Part of Speech: Adjective
Meaning: 1. Indifferent, neutral, immaterial. 2. (Medicine) Having no effect, doing neither harm nor good, as an adiaphorous medicine, a placebo.
Notes: The noun associated with today's adjective is adiaphory "indifference, neutrality". An object considered irrelevant to the Church or upon which the Church has made no decision as to its acceptance, was once called an adiaphoron (plural adiaphora) but the word is rarely used these days. A palliative substance is one that relieves symptoms without curing or healing. An adiaphorous one has no effect at all, positive or negative.
In Play: Although we are more likely to meet this word in the world of medicine, many things in our lives are adiaphorous: "Kaye Syrah prepared adiaphorous meals for her family, meals that were not nourishing but caused no particular harm to partakers." So long as we don't live adiaphorous lives, though, we have nothing to fear of adiaphory: "Livingstone Gray spent all his father's money on an adiaphorous life that guaranteed he would be forgotten shortly after the reading of the will."

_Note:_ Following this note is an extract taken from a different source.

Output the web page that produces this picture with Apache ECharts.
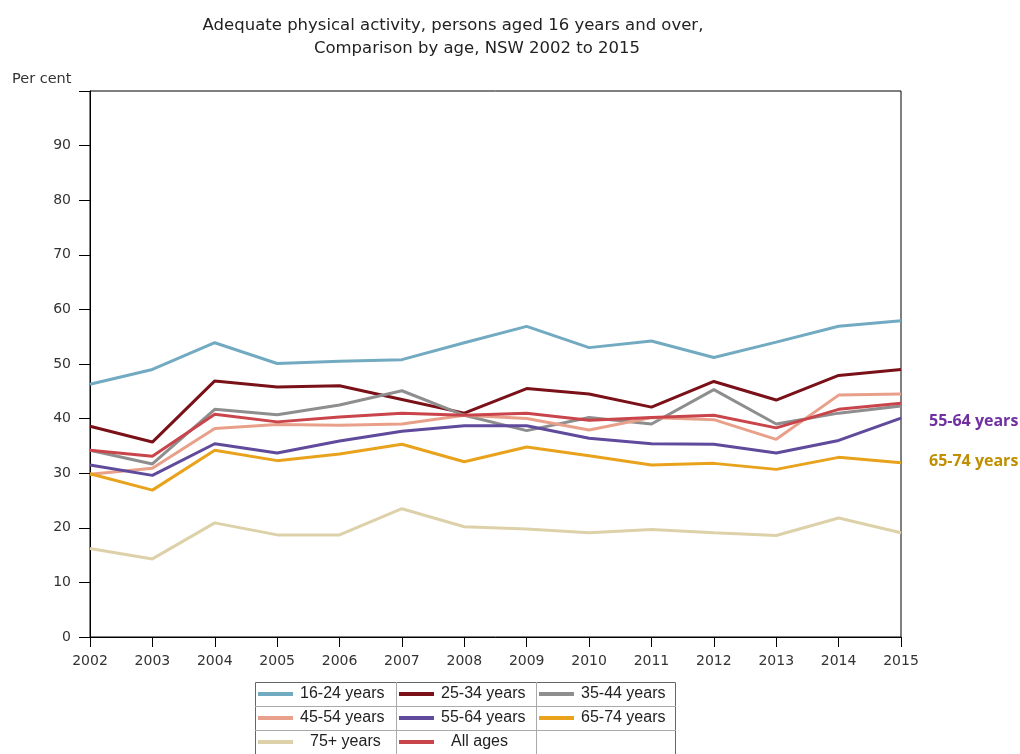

Word History: Today's Good Word is the English makeover of Greek adiaphoros "indifferent" made up of a(n)- "un-, not" + diaphoros "different" from the verb diapherein "to differ". Diapherein comprises dia "through" + pherein "to bear". Dia comes from the same root as words for "two" in most Indo-European languages, e.g. Latin duo and English two. That is it in Latin dis- "asunder", apparently meaning originally "in two". The Greek verb meaning "to bear, carry", pherein, comes from a Proto-Indo-European verb bher- with lexical progeny that can be found in every Indo-European language: English bear and burden, Russian brat' "take" and beremennaya "pregnant", and Latin ferre, whose root we see in such borrowings as infer, defer, and confer. (Lest our attitude toward Sue Gold of Westtown School be taken as adiaphorous, let's thank her now for suggesting today's very Good Word.)